The roof of Borneo: Mount Kinabalu

Mt Kinabalu was closed for nearly six months after the tragic Earthquake last June. It re-opened on December 1st with the first group of climbers, mountain guides and journalists reaching the summit the following morning.

The main change is the new route along the summit trail. Major parts of the summit trail above Laban Rata were damaged during the earthquake with much of the trail covered with rocks and rubble. After surveying the section it was decided that it wasn’t feasible to repair that section because the rocks were unstable and still shifting. The park authorities decided to to construct two new trails skirting around the old trail, one to the west and another to the east. The two trails will leave from Laban Rata and meet at the Sayat-Sayat checkpoint.
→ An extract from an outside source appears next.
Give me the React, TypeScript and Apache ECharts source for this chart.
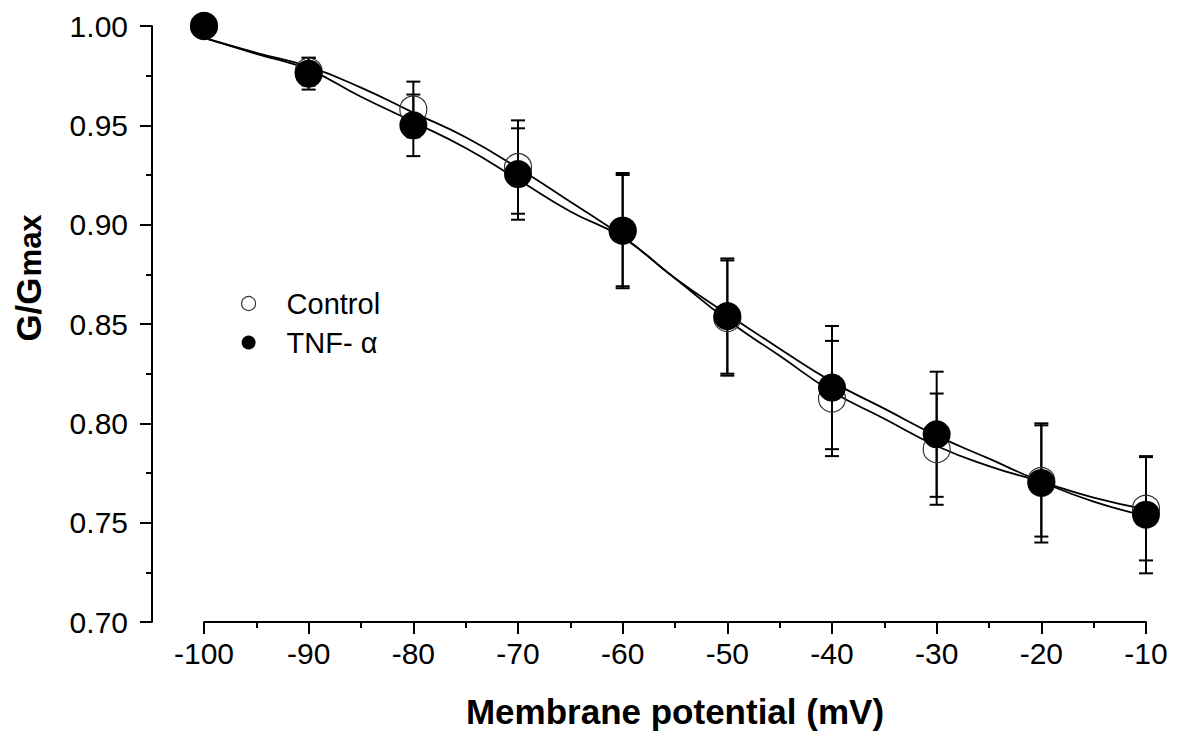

The first of the new trails, Ranau Trail, is now open. It’s more scenic (yay!), more challenging (um…) and several hundred metres longer (boo!) than the previous trail. Amazing Borneo has posted the video below onto YouTube:

As you can see, the major changes are the construction of steps up the rock face and the boulder-strewn trail. The last part is the main concern. That’s not going to be easy at night. I reckon that head lamps have been promoted from “highly recommended” to “absolutely essential”. You can also see some of the aftermath of the earthquake: loose rocks on the plateau, broken signs and so on.

The other trail, Kota Belud Trail, is still under construction but the completion date hasn’t been announced yet.

One month to go!

Everyone I’d spoken to who climbed Mount Kinabalu told me what an amazing experience it was…what they failed to tell me is that the experience is amazing at the summit…and at the bottom…everything in between is a mixture of exhaustion, denial, regret, a lot of sweat and occasional bouts of swearing.

Climb EVERY mountain? One is enough for me…

I’ll fly to Saigon on New Year’s Day, and on to Kota Kinabalu via Kula Lumpur the next day. I know from experience that AirAsia seats don’t fit six-footers too well (during my last flight to KL, my knees were hard up against the seat in front of me) so I ponied up the extra to get a seat next to the emergency exit.

I haven’t booked a hotel in KK yet. After looking at all the booking options I thought it would be easier just to roll up on the day and check out the budget hotels in the central market area. I arrive at KK airport around five in the afternoon, so that gives me plenty of time to find digs before catching up with 2Stroke and the gang. They’ll arrive later the same evening.

So, where do I stand with my training now? Pretty damned well, I reckon. I’ve been logging my climbs and worked out that in the month of November I climbed just over 10,000 metres (6.2 miles) and hiked somewhere around 120 kilometres. I think I’m fitter now than I’ve ever been before.

My aim is not just to be able to reach Lowe’s Peak. I want to get there and down again without being absolutely shagged at the end. With that in mind, I still want to do ten laps of my training hill in one day: 2,000 metres of steps up and down and 16 kms of hiking. I reckon I can do it, since I’ve already managed seven laps in a day without too much difficulty.

I’ve learned a lot along the way. Rabbits might be able to beat tortoises, but the tortoise usually wins in the end. If I really push it I can do a lap of my training hill in about 30 minutes, but it’s exhausting. When I crawl up slowly and steadily, taking baby steps and a five-to-ten minute break each lap it takes a hour, but I can go all day.

I went to Nha Trang last weekend for their Christmas Run and 150th Run celebration. They generally do flat runs but this time threw in a 110 metre hill for something different. I haven’t done any running for the last ten weeks, but surprised myself with my endurance. I was about the tenth person in, but that was because I took the wrong trail when I was in the lead and ran an extra kilometre or two.

I also used the Nha Trang run to compare a few GPS apps on my phone. I’ll have a report on these up soon.